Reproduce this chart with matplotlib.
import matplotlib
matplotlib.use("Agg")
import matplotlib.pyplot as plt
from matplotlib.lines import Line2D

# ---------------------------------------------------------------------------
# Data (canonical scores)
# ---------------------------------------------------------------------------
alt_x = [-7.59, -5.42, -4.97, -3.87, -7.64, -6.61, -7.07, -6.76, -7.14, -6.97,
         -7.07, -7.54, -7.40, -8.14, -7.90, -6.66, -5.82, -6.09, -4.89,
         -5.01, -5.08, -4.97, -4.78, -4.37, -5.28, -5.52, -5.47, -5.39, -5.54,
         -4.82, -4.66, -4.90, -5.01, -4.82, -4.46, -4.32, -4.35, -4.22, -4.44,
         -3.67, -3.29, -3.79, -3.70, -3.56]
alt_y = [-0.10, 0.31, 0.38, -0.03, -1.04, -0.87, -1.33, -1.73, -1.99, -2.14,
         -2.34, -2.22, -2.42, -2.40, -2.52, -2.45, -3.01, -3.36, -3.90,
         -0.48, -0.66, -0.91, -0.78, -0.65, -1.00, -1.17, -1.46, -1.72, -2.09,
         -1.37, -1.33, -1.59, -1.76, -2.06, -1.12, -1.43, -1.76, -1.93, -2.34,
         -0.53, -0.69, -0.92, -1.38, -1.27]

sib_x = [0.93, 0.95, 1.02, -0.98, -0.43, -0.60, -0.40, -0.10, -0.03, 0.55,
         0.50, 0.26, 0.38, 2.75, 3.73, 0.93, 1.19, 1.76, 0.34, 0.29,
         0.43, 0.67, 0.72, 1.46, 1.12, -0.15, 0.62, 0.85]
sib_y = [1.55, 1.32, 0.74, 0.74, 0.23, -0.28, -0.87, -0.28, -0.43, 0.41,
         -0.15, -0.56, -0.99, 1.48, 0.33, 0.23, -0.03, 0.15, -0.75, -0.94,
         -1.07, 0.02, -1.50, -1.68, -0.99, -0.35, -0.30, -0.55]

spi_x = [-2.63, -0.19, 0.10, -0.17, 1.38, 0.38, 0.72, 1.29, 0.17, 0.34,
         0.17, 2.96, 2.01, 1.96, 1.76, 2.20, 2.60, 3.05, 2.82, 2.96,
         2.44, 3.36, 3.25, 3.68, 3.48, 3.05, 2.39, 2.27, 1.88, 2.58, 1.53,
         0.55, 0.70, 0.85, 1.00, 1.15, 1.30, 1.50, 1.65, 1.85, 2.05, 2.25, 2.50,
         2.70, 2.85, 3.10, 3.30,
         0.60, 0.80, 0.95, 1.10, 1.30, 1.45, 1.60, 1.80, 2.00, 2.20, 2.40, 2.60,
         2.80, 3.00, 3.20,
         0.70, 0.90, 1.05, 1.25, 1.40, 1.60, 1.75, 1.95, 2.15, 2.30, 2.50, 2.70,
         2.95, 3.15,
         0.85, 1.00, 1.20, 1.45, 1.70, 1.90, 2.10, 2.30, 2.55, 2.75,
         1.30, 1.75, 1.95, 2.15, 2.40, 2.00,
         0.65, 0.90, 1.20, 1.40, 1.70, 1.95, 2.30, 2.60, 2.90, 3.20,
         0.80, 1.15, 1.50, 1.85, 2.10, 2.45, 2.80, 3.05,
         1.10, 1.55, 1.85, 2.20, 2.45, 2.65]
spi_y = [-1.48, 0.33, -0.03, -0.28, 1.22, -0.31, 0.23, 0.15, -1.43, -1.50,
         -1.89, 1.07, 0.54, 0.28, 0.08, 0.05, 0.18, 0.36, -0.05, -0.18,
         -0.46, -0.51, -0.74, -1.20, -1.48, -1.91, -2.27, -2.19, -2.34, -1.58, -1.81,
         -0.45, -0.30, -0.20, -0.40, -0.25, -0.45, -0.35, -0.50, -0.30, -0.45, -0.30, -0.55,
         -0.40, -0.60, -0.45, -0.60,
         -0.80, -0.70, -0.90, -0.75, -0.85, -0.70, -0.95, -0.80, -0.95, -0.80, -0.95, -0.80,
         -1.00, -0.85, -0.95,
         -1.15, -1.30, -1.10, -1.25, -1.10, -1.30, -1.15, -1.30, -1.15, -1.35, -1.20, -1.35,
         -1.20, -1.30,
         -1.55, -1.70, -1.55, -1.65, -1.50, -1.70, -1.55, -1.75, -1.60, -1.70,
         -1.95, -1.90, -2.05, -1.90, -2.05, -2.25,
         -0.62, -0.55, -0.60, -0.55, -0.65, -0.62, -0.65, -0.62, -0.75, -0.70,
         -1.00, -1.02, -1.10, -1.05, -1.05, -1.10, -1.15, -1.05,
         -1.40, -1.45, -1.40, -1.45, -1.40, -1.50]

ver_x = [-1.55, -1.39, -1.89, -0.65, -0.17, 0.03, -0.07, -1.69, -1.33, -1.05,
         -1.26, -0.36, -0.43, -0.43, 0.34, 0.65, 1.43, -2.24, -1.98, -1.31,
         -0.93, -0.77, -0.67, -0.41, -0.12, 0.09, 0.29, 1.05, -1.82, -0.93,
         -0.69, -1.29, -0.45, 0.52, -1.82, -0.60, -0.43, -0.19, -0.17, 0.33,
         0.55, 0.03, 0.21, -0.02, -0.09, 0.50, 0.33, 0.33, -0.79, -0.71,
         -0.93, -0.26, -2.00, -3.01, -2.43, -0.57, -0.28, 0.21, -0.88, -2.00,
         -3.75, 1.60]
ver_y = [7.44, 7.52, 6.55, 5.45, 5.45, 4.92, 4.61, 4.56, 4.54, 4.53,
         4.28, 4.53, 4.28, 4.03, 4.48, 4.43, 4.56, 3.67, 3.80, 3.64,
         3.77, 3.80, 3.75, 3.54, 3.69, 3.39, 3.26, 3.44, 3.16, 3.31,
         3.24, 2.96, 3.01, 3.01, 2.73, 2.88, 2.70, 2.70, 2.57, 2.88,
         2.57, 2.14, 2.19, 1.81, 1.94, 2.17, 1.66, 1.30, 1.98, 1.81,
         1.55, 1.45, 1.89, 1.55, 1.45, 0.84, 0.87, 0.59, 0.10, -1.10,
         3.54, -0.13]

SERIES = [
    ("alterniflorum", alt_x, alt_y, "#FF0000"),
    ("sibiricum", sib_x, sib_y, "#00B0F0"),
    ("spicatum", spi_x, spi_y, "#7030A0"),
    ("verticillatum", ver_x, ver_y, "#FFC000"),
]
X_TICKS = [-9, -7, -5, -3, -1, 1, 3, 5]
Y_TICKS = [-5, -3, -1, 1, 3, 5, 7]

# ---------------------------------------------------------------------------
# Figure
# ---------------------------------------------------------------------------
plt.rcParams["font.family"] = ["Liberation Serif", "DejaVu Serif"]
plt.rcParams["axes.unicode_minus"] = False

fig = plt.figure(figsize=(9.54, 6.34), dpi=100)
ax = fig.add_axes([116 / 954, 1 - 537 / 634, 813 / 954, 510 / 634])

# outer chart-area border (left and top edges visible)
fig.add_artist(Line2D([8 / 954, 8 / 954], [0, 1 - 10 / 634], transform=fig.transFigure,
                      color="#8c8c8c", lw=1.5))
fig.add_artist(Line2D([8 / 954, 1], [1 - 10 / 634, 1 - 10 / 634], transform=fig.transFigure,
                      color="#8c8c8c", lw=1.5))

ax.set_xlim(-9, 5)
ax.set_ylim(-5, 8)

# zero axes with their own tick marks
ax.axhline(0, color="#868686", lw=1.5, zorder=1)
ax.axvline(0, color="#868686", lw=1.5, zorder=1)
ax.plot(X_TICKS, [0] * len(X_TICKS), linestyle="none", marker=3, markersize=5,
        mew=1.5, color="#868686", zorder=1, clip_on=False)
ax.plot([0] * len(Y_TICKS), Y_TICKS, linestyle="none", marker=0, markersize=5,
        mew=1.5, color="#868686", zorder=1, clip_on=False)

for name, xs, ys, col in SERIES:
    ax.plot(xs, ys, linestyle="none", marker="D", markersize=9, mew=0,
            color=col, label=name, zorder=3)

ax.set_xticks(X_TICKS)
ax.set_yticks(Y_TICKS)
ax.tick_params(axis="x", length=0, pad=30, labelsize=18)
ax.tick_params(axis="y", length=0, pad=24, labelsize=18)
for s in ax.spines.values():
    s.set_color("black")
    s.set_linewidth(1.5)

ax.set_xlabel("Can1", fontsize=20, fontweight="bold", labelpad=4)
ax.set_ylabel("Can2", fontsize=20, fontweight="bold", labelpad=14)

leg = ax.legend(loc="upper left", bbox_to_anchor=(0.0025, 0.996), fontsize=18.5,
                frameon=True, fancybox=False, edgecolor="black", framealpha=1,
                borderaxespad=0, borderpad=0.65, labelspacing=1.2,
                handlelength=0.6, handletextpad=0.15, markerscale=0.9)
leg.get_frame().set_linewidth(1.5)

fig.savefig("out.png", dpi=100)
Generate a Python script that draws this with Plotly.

## What is needed
Return the entries above unchanged, starting at the first line and stopping after the line with "-1.07, 0.02, -1.50, -1.68, -0.99, -0.35, -0.30, -0.55]".

## Solution below
Reproduce this chart with matplotlib.
import matplotlib
matplotlib.use("Agg")
import matplotlib.pyplot as plt
from matplotlib.lines import Line2D

# ---------------------------------------------------------------------------
# Data (canonical scores)
# ---------------------------------------------------------------------------
alt_x = [-7.59, -5.42, -4.97, -3.87, -7.64, -6.61, -7.07, -6.76, -7.14, -6.97,
         -7.07, -7.54, -7.40, -8.14, -7.90, -6.66, -5.82, -6.09, -4.89,
         -5.01, -5.08, -4.97, -4.78, -4.37, -5.28, -5.52, -5.47, -5.39, -5.54,
         -4.82, -4.66, -4.90, -5.01, -4.82, -4.46, -4.32, -4.35, -4.22, -4.44,
         -3.67, -3.29, -3.79, -3.70, -3.56]
alt_y = [-0.10, 0.31, 0.38, -0.03, -1.04, -0.87, -1.33, -1.73, -1.99, -2.14,
         -2.34, -2.22, -2.42, -2.40, -2.52, -2.45, -3.01, -3.36, -3.90,
         -0.48, -0.66, -0.91, -0.78, -0.65, -1.00, -1.17, -1.46, -1.72, -2.09,
         -1.37, -1.33, -1.59, -1.76, -2.06, -1.12, -1.43, -1.76, -1.93, -2.34,
         -0.53, -0.69, -0.92, -1.38, -1.27]

sib_x = [0.93, 0.95, 1.02, -0.98, -0.43, -0.60, -0.40, -0.10, -0.03, 0.55,
         0.50, 0.26, 0.38, 2.75, 3.73, 0.93, 1.19, 1.76, 0.34, 0.29,
         0.43, 0.67, 0.72, 1.46, 1.12, -0.15, 0.62, 0.85]
sib_y = [1.55, 1.32, 0.74, 0.74, 0.23, -0.28, -0.87, -0.28, -0.43, 0.41,
         -0.15, -0.56, -0.99, 1.48, 0.33, 0.23, -0.03, 0.15, -0.75, -0.94,
         -1.07, 0.02, -1.50, -1.68, -0.99, -0.35, -0.30, -0.55]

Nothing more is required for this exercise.